Безошибочно можно бы признать, вслушиваясь в стихи Одоевцевой, что родилась она для наслаждения жизнью, для беззаботного веселья, для смеха, счастья, любви, баловства, успеха, беспечности: в этом смысле ритм ее поэзии достаточно красноречив и убедителен. Однако в целом поэзия Одоевцевой гораздо менее беззаботна и беспечна, чем, по-видимому, надлежало ей быть, — и тут я касаюсь той особенности ее творчества, которая, по-моему, отчетливее чего-либо другого его определяет. В глубине почти всего Одоевцевой написанного лежит, с каждым годом усиливаясь и будто приближаясь, какой-то «древний ужас», самому поэту непонятный, но и неотвратимый. Стихи, рвущиеся к свету, стихи ритмически и прирожденно веселые, бойкие, будто обрываются при виде тьмы — и обрывается голос поэта, обрывается мелодия, внезапно сменяющаяся глухой жалобой… О, я не хочу ничего преувеличивать, не хочу по инерции пользоваться словом «трагический» (слово, коробившее непогрешимый слух Толстого, согласно удивительной цитате из него, приведенной в «Русском языке» Виноградова), и делать из Одоевцевой, этого очаровательного в своей умственной непоседливости, в своей духовной неугомонности поэта, какого-то акмеистического Эсхила. Ужас, в ее поэзии присутствующий, — не тема, а видение. Она не ждала его, не предчувствовала, не искала его, она на него натолкнулась и отступает в растерянности. «Так вот что такое жизнь? — будто спрашивает Одоевцева в горестном изумлении, — А я надеялась на другое…»

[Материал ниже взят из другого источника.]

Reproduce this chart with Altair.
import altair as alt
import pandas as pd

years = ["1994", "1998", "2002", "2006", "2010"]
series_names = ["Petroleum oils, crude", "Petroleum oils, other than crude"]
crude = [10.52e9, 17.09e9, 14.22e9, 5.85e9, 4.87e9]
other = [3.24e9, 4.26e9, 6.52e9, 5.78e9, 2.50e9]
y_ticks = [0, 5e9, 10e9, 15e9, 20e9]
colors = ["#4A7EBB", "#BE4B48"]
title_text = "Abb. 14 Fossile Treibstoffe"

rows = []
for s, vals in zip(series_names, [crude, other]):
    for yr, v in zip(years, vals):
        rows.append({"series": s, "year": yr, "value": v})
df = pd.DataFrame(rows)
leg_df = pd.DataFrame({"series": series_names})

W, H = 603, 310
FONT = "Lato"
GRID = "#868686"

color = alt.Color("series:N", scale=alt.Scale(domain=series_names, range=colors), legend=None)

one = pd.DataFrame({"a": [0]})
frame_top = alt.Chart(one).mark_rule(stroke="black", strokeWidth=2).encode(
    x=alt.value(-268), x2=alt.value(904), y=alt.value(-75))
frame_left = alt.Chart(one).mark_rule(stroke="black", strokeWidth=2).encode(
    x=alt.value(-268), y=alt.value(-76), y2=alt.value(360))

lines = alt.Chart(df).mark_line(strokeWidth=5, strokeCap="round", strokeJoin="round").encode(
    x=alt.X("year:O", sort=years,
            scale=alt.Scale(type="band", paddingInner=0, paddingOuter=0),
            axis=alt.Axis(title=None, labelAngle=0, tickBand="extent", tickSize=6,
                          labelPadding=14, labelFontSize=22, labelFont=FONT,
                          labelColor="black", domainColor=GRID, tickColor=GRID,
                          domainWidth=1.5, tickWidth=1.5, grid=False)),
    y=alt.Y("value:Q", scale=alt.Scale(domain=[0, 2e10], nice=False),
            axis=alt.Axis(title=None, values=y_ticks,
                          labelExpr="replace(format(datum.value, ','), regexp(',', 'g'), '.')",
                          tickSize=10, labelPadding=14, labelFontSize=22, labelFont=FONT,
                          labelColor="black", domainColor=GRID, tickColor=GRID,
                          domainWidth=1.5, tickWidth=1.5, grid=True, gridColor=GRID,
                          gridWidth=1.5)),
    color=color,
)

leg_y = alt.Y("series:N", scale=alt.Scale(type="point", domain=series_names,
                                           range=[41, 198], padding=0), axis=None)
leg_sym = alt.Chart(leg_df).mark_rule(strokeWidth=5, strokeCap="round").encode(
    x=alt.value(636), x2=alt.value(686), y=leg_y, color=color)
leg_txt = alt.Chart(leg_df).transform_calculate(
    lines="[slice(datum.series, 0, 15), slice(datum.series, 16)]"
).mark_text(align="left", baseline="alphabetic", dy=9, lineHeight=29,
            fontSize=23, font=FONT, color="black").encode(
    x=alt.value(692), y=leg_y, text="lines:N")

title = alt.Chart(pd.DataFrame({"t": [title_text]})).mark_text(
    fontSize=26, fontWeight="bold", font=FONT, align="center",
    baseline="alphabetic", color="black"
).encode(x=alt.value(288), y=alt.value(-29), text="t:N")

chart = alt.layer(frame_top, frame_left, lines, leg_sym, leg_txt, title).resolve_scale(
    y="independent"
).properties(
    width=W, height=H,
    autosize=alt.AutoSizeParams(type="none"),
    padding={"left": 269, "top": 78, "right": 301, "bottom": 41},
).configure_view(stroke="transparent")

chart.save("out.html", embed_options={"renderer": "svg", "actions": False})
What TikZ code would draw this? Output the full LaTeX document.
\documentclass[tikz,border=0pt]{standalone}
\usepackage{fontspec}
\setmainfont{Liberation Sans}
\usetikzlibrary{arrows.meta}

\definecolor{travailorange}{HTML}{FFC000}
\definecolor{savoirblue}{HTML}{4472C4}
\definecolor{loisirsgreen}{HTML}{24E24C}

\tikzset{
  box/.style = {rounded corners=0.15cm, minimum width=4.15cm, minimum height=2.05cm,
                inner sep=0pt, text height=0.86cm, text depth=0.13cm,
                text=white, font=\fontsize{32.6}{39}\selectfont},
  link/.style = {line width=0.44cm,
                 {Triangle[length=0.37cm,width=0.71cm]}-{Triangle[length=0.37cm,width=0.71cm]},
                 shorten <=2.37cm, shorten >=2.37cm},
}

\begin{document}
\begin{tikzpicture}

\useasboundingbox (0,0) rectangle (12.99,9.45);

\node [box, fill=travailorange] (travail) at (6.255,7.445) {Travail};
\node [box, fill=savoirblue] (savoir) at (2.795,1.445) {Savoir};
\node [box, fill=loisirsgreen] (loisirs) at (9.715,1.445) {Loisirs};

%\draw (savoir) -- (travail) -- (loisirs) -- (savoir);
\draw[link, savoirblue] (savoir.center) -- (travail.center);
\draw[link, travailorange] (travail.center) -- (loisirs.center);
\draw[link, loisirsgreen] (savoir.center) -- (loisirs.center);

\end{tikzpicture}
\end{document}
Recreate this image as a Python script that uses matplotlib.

Но поставим здесь точку. Нет ничего более пустого и тщетного, пожалуй, даже бессмысленного, чем пересказ своими словами того, о чем написаны стихи, — как по традиции делается в наших учебниках литературы. «Поэт верит в Бога» — и тут же две строчки в иллюстрацию этого, «однако его смущают сомнения» — новые две строчки, «и если бы не благостное воздействие природы» — еще две или три строчки и так далее, на нескольких страницах, будто цитатами можно что-либо в поэзии доказать, будто единство и сущность поэзии, подлинный «лик» ее не возникает лишь из сожженных, переплавленных, преодоленных, исчезнувших в ее костре противоречий! Поэзию Ирины Одоевцевой нельзя свести к логически стройным утверждениям. Оттого-то это и поэзия, оттого-то стихи Одоевцевой и надо читать. А прочитав, помнить — и признать, что их нельзя ни с какими другими спутать.